[DATA BLOCK]:
|---|

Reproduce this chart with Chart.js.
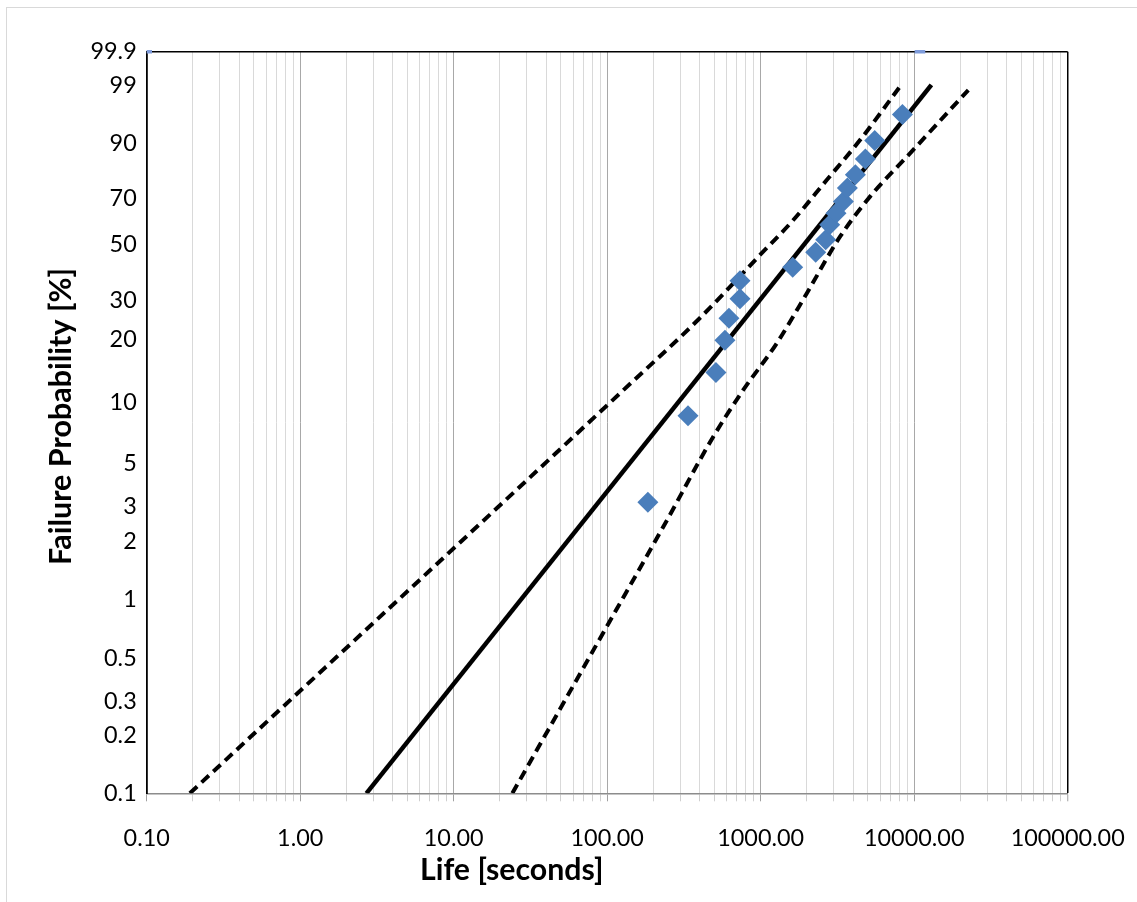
<!DOCTYPE html>
<html>
<head>
<meta charset="utf-8">
<script src="https://cdn.jsdelivr.net/npm/chart.js@4.4.1/dist/chart.umd.min.js"></script>
<style>
html,body{margin:0;padding:0;background:#fff;overflow:hidden;width:1137px;height:902px;}
#frame{position:absolute;left:6px;top:7px;width:1300px;height:1100px;border:1px solid #d9d9d9;}
#c{position:absolute;left:0;top:0;}
</style>
</head>
<body>
<div id="frame"></div>
<canvas id="c" width="1137" height="902"></canvas>
<script>
// ---- data ----
const yTickPercents = [0.1, 0.2, 0.3, 0.5, 1, 2, 3, 5, 10, 20, 30, 50, 70, 90, 99, 99.9];
const yTickLabels   = ['0.1','0.2','0.3','0.5','1','2','3','5','10','20','30','50','70','90','99','99.9'];
const xDecades      = [0.1, 1, 10, 100, 1000, 10000, 100000];
const xTickLabels   = ['0.10','1.00','10.00','100.00','1000.00','10000.00','100000.00'];

const failureTimes = [184, 336, 511, 585, 621, 733, 733, 1616, 2281, 2651, 2816, 3095, 3457, 3670, 4138, 4808, 5531, 8380];
const failureProb  = [3.16, 8.62, 14.0, 19.9, 25.0, 30.5, 36.3, 41.1, 46.9, 52.0, 58.4, 63.5, 68.6, 74.3, 79.7, 85.4, 90.9, 96.2];

const fitTimes = [2.70, 12940];
const fitProb  = [0.1, 99.05];

const upperTimes = [0.191, 121, 402, 990, 1631, 2692, 4436, 8079];
const upperProb  = [0.1, 11.1, 25.1, 45.8, 60.5, 77.6, 91.0, 98.95];

const lowerTimes = [24.1, 99.2, 232, 491, 770, 1272, 1994, 3286, 5153, 9391, 22510];
const lowerProb  = [0.1, 0.726, 2.37, 6.78, 11.53, 19.24, 32.1, 53.3, 70.7, 87.2, 98.74];

const refTimes = [0.1, 10900];
const refProb  = [99.9, 99.9];

const xTitle = 'Life [seconds]';
const yTitle = 'Failure Probability [%]';

// ---- Weibull probability transform ----
function weib(p) { const f = p / 100; return Math.log(-Math.log(1 - f)); }
function pts(xs, ps) { return xs.map((x, i) => ({ x: x, y: weib(ps[i]) })); }

// grid values: 1..9 per decade
const xGridValues = [];
for (let d = 0; d < xDecades.length - 1; d++) {
  for (let k = 1; k <= 9; k++) xGridValues.push(k * xDecades[d]);
}
xGridValues.push(xDecades[xDecades.length - 1]);

function decadeIndex(v) {
  for (let i = 0; i < xDecades.length; i++) {
    if (Math.abs(v - xDecades[i]) / xDecades[i] < 1e-9) return i;
  }
  return -1;
}

const FONT = 'Lato, "Open Sans", sans-serif';

const axisTitles = {
  id: 'axisTitles',
  afterDraw(chart) {
    const ctx = chart.ctx, a = chart.chartArea;
    ctx.save();
    ctx.fillStyle = '#000';
    ctx.textAlign = 'center';
    ctx.textBaseline = 'middle';
    ctx.font = 'bold 30.3px ' + FONT;
    ctx.fillText(xTitle, a.left + 365, a.bottom + 77);
    ctx.font = 'bold 30.5px ' + FONT;
    ctx.translate(a.left - 86, (a.top + a.bottom) / 2 - 6);
    ctx.rotate(-Math.PI / 2);
    ctx.fillText(yTitle, 0, 0);
    ctx.restore();
  }
};

new Chart(document.getElementById('c'), {
  type: 'scatter',
  data: {
    datasets: [
      { label: 'Data', data: pts(failureTimes, failureProb), pointStyle: 'rectRot', pointRadius: 10.5,
        backgroundColor: '#4A7EBB', borderColor: '#4A7EBB', borderWidth: 0, showLine: false, order: 0 },
      { label: 'Ref', data: pts(refTimes, refProb), pointStyle: 'line', pointRadius: 5.3,
        borderColor: '#7F9CDB', backgroundColor: '#7F9CDB', borderWidth: 3.5, showLine: false, order: 1,
        clip: { left: 0, top: false, right: false, bottom: false } },
      { label: 'Fit', data: pts(fitTimes, fitProb), showLine: true, borderColor: '#000', borderWidth: 4.5,
        pointRadius: 0, order: 2 },
      { label: 'Upper', data: pts(upperTimes, upperProb), showLine: true, borderColor: '#000', borderWidth: 4,
        borderDash: [10, 6], pointRadius: 0, cubicInterpolationMode: 'monotone', order: 2 },
      { label: 'Lower', data: pts(lowerTimes, lowerProb), showLine: true, borderColor: '#000', borderWidth: 4,
        borderDash: [10, 6], pointRadius: 0, cubicInterpolationMode: 'monotone', order: 2 }
    ]
  },
  options: {
    responsive: false,
    animation: false,
    devicePixelRatio: 1,
    layout: { padding: { left: 0, top: 51.7, right: 69.3, bottom: 0 } },
    plugins: { legend: { display: false }, tooltip: { enabled: false } },
    scales: {
      x: {
        type: 'logarithmic',
        min: xDecades[0],
        max: xDecades[xDecades.length - 1],
        afterBuildTicks(s) { s.ticks = xGridValues.map(v => ({ value: v })); },
        afterFit(s) { s.height = 902 - 793.3; s.paddingLeft = 0; s.paddingRight = 0; },
        ticks: {
          autoSkip: false, maxRotation: 0, minRotation: 0, padding: 23, color: '#000',
          font: { family: FONT, size: 23.4 },
          callback(v) { const i = decadeIndex(v); return i >= 0 ? xTickLabels[i] : ''; }
        },
        grid: {
          color(ctx) {
            const v = ctx.tick ? ctx.tick.value : 0;
            if (Math.abs(v - xDecades[xDecades.length - 1]) < 1e-6) return '#000';
            return decadeIndex(v) >= 0 ? '#a8a8a8' : '#d9d9d9';
          },
          lineWidth(ctx) {
            const v = ctx.tick ? ctx.tick.value : 0;
            return Math.abs(v - xDecades[xDecades.length - 1]) < 1e-6 ? 1.5 : 1;
          },
          tickColor(ctx) {
            const v = ctx.tick ? ctx.tick.value : 0;
            return decadeIndex(v) >= 0 ? '#a0a0a0' : '#cfcfcf';
          },
          tickLength: 8,
          tickWidth: 1
        },
        border: { color: '#8c8c8c', width: 1.5 }
      },
      y: {
        type: 'linear',
        min: weib(yTickPercents[0]),
        max: weib(yTickPercents[yTickPercents.length - 1]),
        afterBuildTicks(s) { s.ticks = yTickPercents.map(p => ({ value: weib(p) })); },
        afterFit(s) { s.width = 146.7; s.paddingTop = 0; s.paddingBottom = 0; },
        ticks: {
          autoSkip: false, padding: 10, color: '#000',
          font: { family: FONT, size: 23.4 },
          callback(v, i) { return yTickLabels[i]; }
        },
        grid: {
          drawTicks: false,
          color(ctx) { return ctx.index === yTickPercents.length - 1 ? '#000' : 'rgba(0,0,0,0)'; },
          lineWidth(ctx) { return ctx.index === yTickPercents.length - 1 ? 1.5 : 1; }
        },
        border: { color: '#000', width: 1.8 }
      }
    }
  },
  plugins: [axisTitles]
});
</script>
</body>
</html>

|---|

[WHAT IS NEEDED]: Extract the full listing above verbatim; pictures are to be left out of the copy.

[FINISHED EXERCISE]:
Reproduce this chart with Chart.js.
<!DOCTYPE html>
<html>
<head>
<meta charset="utf-8">
<script src="https://cdn.jsdelivr.net/npm/chart.js@4.4.1/dist/chart.umd.min.js"></script>
<style>
html,body{margin:0;padding:0;background:#fff;overflow:hidden;width:1137px;height:902px;}
#frame{position:absolute;left:6px;top:7px;width:1300px;height:1100px;border:1px solid #d9d9d9;}
#c{position:absolute;left:0;top:0;}
</style>
</head>
<body>
<div id="frame"></div>
<canvas id="c" width="1137" height="902"></canvas>
<script>
// ---- data ----
const yTickPercents = [0.1, 0.2, 0.3, 0.5, 1, 2, 3, 5, 10, 20, 30, 50, 70, 90, 99, 99.9];
const yTickLabels   = ['0.1','0.2','0.3','0.5','1','2','3','5','10','20','30','50','70','90','99','99.9'];
const xDecades      = [0.1, 1, 10, 100, 1000, 10000, 100000];
const xTickLabels   = ['0.10','1.00','10.00','100.00','1000.00','10000.00','100000.00'];

const failureTimes = [184, 336, 511, 585, 621, 733, 733, 1616, 2281, 2651, 2816, 3095, 3457, 3670, 4138, 4808, 5531, 8380];
const failureProb  = [3.16, 8.62, 14.0, 19.9, 25.0, 30.5, 36.3, 41.1, 46.9, 52.0, 58.4, 63.5, 68.6, 74.3, 79.7, 85.4, 90.9, 96.2];

const fitTimes = [2.70, 12940];
const fitProb  = [0.1, 99.05];

const upperTimes = [0.191, 121, 402, 990, 1631, 2692, 4436, 8079];
const upperProb  = [0.1, 11.1, 25.1, 45.8, 60.5, 77.6, 91.0, 98.95];

const lowerTimes = [24.1, 99.2, 232, 491, 770, 1272, 1994, 3286, 5153, 9391, 22510];
const lowerProb  = [0.1, 0.726, 2.37, 6.78, 11.53, 19.24, 32.1, 53.3, 70.7, 87.2, 98.74];

const refTimes = [0.1, 10900];
const refProb  = [99.9, 99.9];

const xTitle = 'Life [seconds]';
const yTitle = 'Failure Probability [%]';

// ---- Weibull probability transform ----
function weib(p) { const f = p / 100; return Math.log(-Math.log(1 - f)); }
function pts(xs, ps) { return xs.map((x, i) => ({ x: x, y: weib(ps[i]) })); }

// grid values: 1..9 per decade
const xGridValues = [];
for (let d = 0; d < xDecades.length - 1; d++) {
  for (let k = 1; k <= 9; k++) xGridValues.push(k * xDecades[d]);
}
xGridValues.push(xDecades[xDecades.length - 1]);

function decadeIndex(v) {
  for (let i = 0; i < xDecades.length; i++) {
    if (Math.abs(v - xDecades[i]) / xDecades[i] < 1e-9) return i;
  }
  return -1;
}

const FONT = 'Lato, "Open Sans", sans-serif';

const axisTitles = {
  id: 'axisTitles',
  afterDraw(chart) {
    const ctx = chart.ctx, a = chart.chartArea;
    ctx.save();
    ctx.fillStyle = '#000';
    ctx.textAlign = 'center';
    ctx.textBaseline = 'middle';
    ctx.font = 'bold 30.3px ' + FONT;
    ctx.fillText(xTitle, a.left + 365, a.bottom + 77);
    ctx.font = 'bold 30.5px ' + FONT;
    ctx.translate(a.left - 86, (a.top + a.bottom) / 2 - 6);
    ctx.rotate(-Math.PI / 2);
    ctx.fillText(yTitle, 0, 0);
    ctx.restore();
  }
};

new Chart(document.getElementById('c'), {
  type: 'scatter',
  data: {
    datasets: [
      { label: 'Data', data: pts(failureTimes, failureProb), pointStyle: 'rectRot', pointRadius: 10.5,
        backgroundColor: '#4A7EBB', borderColor: '#4A7EBB', borderWidth: 0, showLine: false, order: 0 },
      { label: 'Ref', data: pts(refTimes, refProb), pointStyle: 'line', pointRadius: 5.3,
        borderColor: '#7F9CDB', backgroundColor: '#7F9CDB', borderWidth: 3.5, showLine: false, order: 1,
        clip: { left: 0, top: false, right: false, bottom: false } },
      { label: 'Fit', data: pts(fitTimes, fitProb), showLine: true, borderColor: '#000', borderWidth: 4.5,
        pointRadius: 0, order: 2 },
      { label: 'Upper', data: pts(upperTimes, upperProb), showLine: true, borderColor: '#000', borderWidth: 4,
        borderDash: [10, 6], pointRadius: 0, cubicInterpolationMode: 'monotone', order: 2 },
      { label: 'Lower', data: pts(lowerTimes, lowerProb), showLine: true, borderColor: '#000', borderWidth: 4,
        borderDash: [10, 6], pointRadius: 0, cubicInterpolationMode: 'monotone', order: 2 }
    ]
  },
  options: {
    responsive: false,
    animation: false,
    devicePixelRatio: 1,
    layout: { padding: { left: 0, top: 51.7, right: 69.3, bottom: 0 } },
    plugins: { legend: { display: false }, tooltip: { enabled: false } },
    scales: {
      x: {
        type: 'logarithmic',
        min: xDecades[0],
        max: xDecades[xDecades.length - 1],
        afterBuildTicks(s) { s.ticks = xGridValues.map(v => ({ value: v })); },
        afterFit(s) { s.height = 902 - 793.3; s.paddingLeft = 0; s.paddingRight = 0; },
        ticks: {
          autoSkip: false, maxRotation: 0, minRotation: 0, padding: 23, color: '#000',
          font: { family: FONT, size: 23.4 },
          callback(v) { const i = decadeIndex(v); return i >= 0 ? xTickLabels[i] : ''; }
        },
        grid: {
          color(ctx) {
            const v = ctx.tick ? ctx.tick.value : 0;
            if (Math.abs(v - xDecades[xDecades.length - 1]) < 1e-6) return '#000';
            return decadeIndex(v) >= 0 ? '#a8a8a8' : '#d9d9d9';
          },
          lineWidth(ctx) {
            const v = ctx.tick ? ctx.tick.value : 0;
            return Math.abs(v - xDecades[xDecades.length - 1]) < 1e-6 ? 1.5 : 1;
          },
          tickColor(ctx) {
            const v = ctx.tick ? ctx.tick.value : 0;
            return decadeIndex(v) >= 0 ? '#a0a0a0' : '#cfcfcf';
          },
          tickLength: 8,
          tickWidth: 1
        },
        border: { color: '#8c8c8c', width: 1.5 }
      },
      y: {
        type: 'linear',
        min: weib(yTickPercents[0]),
        max: weib(yTickPercents[yTickPercents.length - 1]),
        afterBuildTicks(s) { s.ticks = yTickPercents.map(p => ({ value: weib(p) })); },
        afterFit(s) { s.width = 146.7; s.paddingTop = 0; s.paddingBottom = 0; },
        ticks: {
          autoSkip: false, padding: 10, color: '#000',
          font: { family: FONT, size: 23.4 },
          callback(v, i) { return yTickLabels[i]; }
        },
        grid: {
          drawTicks: false,
          color(ctx) { return ctx.index === yTickPercents.length - 1 ? '#000' : 'rgba(0,0,0,0)'; },
          lineWidth(ctx) { return ctx.index === yTickPercents.length - 1 ? 1.5 : 1; }
        },
        border: { color: '#000', width: 1.8 }
      }
    }
  },
  plugins: [axisTitles]
});
</script>
</body>
</html>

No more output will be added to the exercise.